Implications: The trade deal is positive for both economies, though the deal does not change Magni Countries Scores for any of the countries involved in the deal. The benefits from the deal may be helpful as country governments pursue reforms, and thus accelerate future upgrades to Magni Country Scores. In addition to losing access to markets, the trade wars initiated by the United States are reducing US ability to lead as future global standards are negotiated; especially regarding technology.
A Lot of Drama That Sheds Little Light on Brexit
Two years after the United Kingdom voted to leave the European Union and less than nine months from the official March 2019 exit date, the details of the UK’s future relationship with the EU remain to be settled. A white paper published earlier this month after approval by Prime Minister Theresa May’s cabinet laid out in the most concrete terms yet the UK’s vision for post-EU arrangements. Under this proposal Britain would sign up for Europe’s rules for goods without being able to shape them. Services, which account for 80% of the UK economy, would be dealt with under a separate framework that would give Britain more flexibility in exchange for more restricted access to the single market. It also proposes replacing the EU’s freedom of movement with a “mobility framework” to be negotiated. However, this formulation upset the hard Brexit supporters and led to the cabinet resignations of Brexit Secretary David Davis and Foreign Secretary Boris Johnson. On the other hand, by rejecting the indivisibility of the single market for movement of services, capital and people, May’s framework also crosses redlines for EU negotiators. The most likely outcome is to kick the can down the road by reaching a “backstop” agreement that protects Northern Ireland’s open border with the Irish Republic post-exit. This would allow enactment of a transitional period maintaining the status quo between the EU and UK that would last until at least December 2020, so that a definitive trade deal can be negotiated.
Implications: As with divisive issues in many developed countries, compromise agreements are currently difficult to enact. The partisans on both sides would rather scuttle an agreement than accept proposed compromises. Despite the Sturm und Drang, Britain and the EU are likely to muddle through. In the past, these muddles have become a series of incremental agreements that do just enough to keep the crisis at bay.

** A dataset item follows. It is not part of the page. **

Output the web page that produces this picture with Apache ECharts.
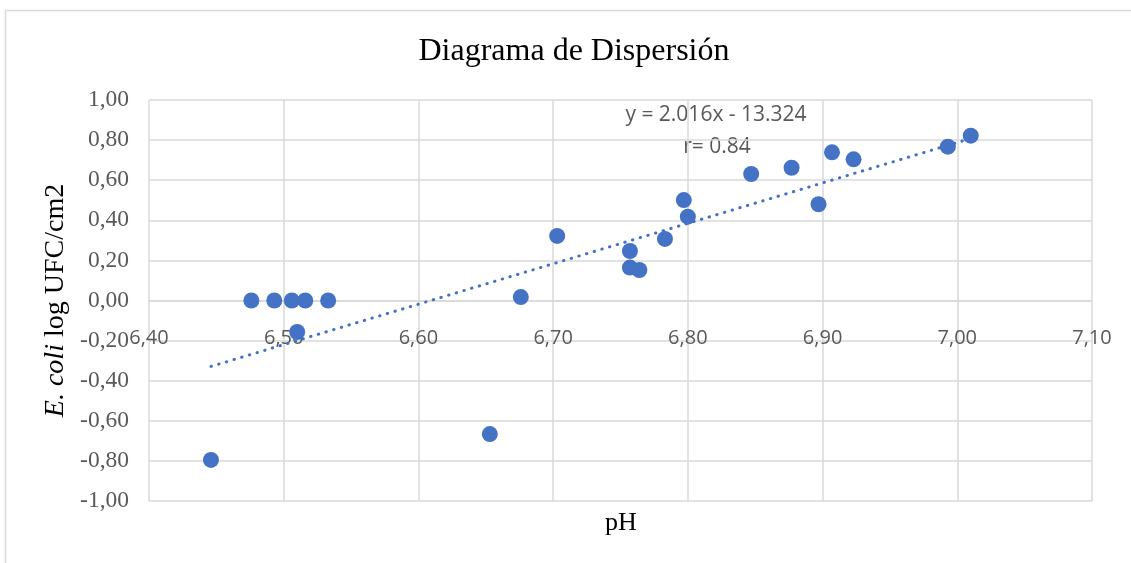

Mexico Approaching a Fork in the Road
On July 1st, leftist Andrés Manuel López Obrador (AMLO) won Mexico’s presidential election in a landslide. With over 50% of the vote he won by the largest margin since the nation transitioned to democracy – more than doubling the vote of his nearest rival. In another first, his party, the National Regeneration Movement (Morena) will also have a majority in both houses of Congress, though it will be less than the two-thirds required to change the constitution. This will allow him greater latitude to legislate without the input of political opponents and to pursue a more ambitious legislative agenda than that of his predecessors. AMLO ran a populist campaign against the political establishment with promises to clean up Mexico’s rampant crime and corruption. In a bid for broader acceptability, AMLO downplayed many of his more radical past policy positions. However, the priorities of the new government and how it plans to enact promises remain to be seen. The incoming finance minister has pledged that the new administration will be fiscally responsible though he was non-committal about specifics.
Implications: After significant positive reforms completed over prior decades, Mexico has stagnated for several years. With the election of AMLO, Mexico is likely to hit a fork in the road. The campaign promises are consistent with a path of renewed reform potentially reminiscent of prior successes. The populist nature of his campaign and AMLO’s comments prior to the campaign could conversely move Mexico in the direction of Brazil under Lula. Magni will assess actual results to determine which “fork” Mexico has taken.
How is Pakistan Like Mexico?
With Imran Khan’s victory in Wednesday’s election, Pakistan will get its fifth prime minister in seven years. As with Mexico, Pakistan faces a fork in the road. On one side is the “fresh face”, clean up corruption, find an accommodation with India, and make Pakistan the Sweden of Asia. On the other side is a candidate supported by the military, facing internal dissent, elected with irregularities and some probable fraud, and in a fragile position. Mr. Khan has promised much on his long road to power, and those promises are consistent with the first side of the fork. Now comes the hard part of delivering.
Implications: Pakistan was recently upgraded to the emerging markets. Successful reforms could move the Magni Country Score for Pakistan into the middle of the scores for the countries in the emerging markets. However, prior promising reformers have not been able to deliver on a reform agenda. We will see what happens here.